These factors were revised effective with this release for August, 2001, and all historical values for the three composite indexes were revised at this time to reflect the changes. (Under normal circumstances, updates to the leading, coincident, and lagging indexes only incorporate revisions to data over the past six months.) The factors for the leading index were calculated using 1984-1999 as the sample period for measuring volatility. A separate set of factors for the 1959-1983 period is available upon request. The primary sample period for the coincident and lagging indexes was 1959-1999. For additional information on the standardization factors and the index methodology see: "Benchmark Revisions in the Composite Indexes," Business Cycle Indicators December 1997 and "Technical Appendix: Calculating the Composite Indexes" Business Cycle Indicators December 1996, or the Web site: www.globalindicators.org.

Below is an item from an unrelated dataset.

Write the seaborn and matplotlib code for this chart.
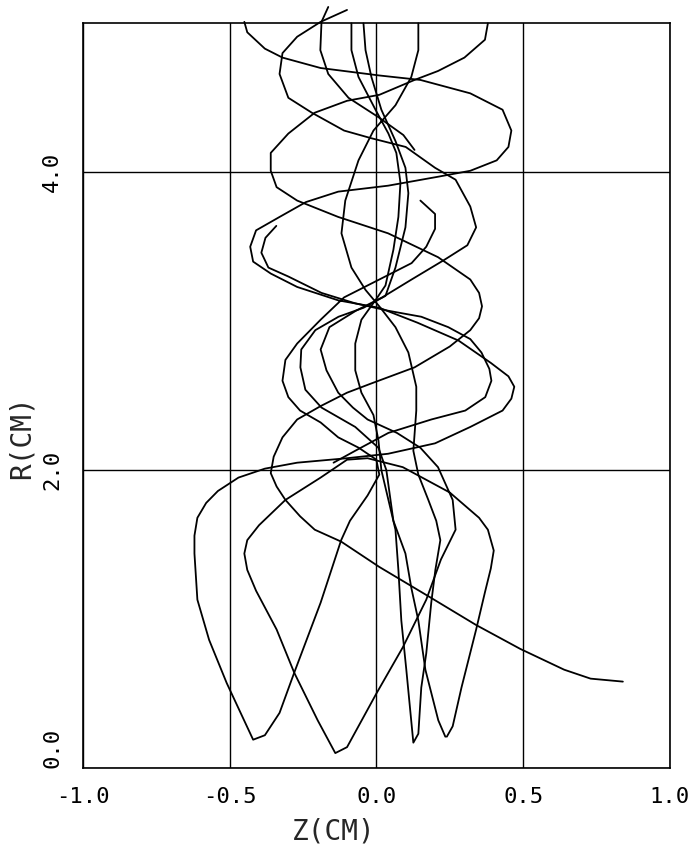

To address the problem of lags in available data, those leading, coincident and lagging indicators that are not available at the time of publication are estimated using statistical imputation. An autoregressive model is used to estimate each unavailable component. The resulting indexes are therefore constructed using real and estimated data, and will be revised as the unavailable data during the time of publication become available. Such revisions are part of the monthly data revisions, now a regular part of the U.S. Business Cycle Indicators program. The main advantage of this procedure is to utilize in the leading index data such as stock prices, interest rate spread, and manufacturing hours that are available sooner than other data on real aspects of the economy such as manufacturers' new orders. Empirical research by The Conference Board suggests that there are real gains in adopting this procedure to make all the indicator series as up-to-date as possible.

U.S. Leading Economic Indicators news release schedule for 2001:

Monday, October 22 for September 2001 data
Tuesday, November 20 for October 2001 data
Wednesday, December 19 for November 2001 data

All releases are at 10:00AM ET.

ABOUT THE CONFERENCE BOARD. The Conference Board is the premier business membership and research network founded in 1916. It has become a global leader in helping executives build strong professional relationships, expand their business knowledge and find solutions to a wide range of business challenges. Its Economics Program, under the direction of Chief Economist Gail Fosler, is a recognized source of forecasts, analysis and objective indicators such as Leading Economic Indicators and Consumer Confidence.

This role is part of a long tradition of research and education that stretches back to the compilation of the first continuous measure of the cost of living in the United States in 1919. In 1995, The Conference Board assumed responsibility for computing the composite indexes from the U.S. Department of Commerce. The Conference Board now produces business cycle indexes for the U.S., Australia, France, Germany, Korea, Japan, Mexico and the U.K. To subscribe to any of these indexes, please visit www.globalindicators.org or contact the Global Indicators Research Institute at 212-339-0312 or email indicators@conference-board.org.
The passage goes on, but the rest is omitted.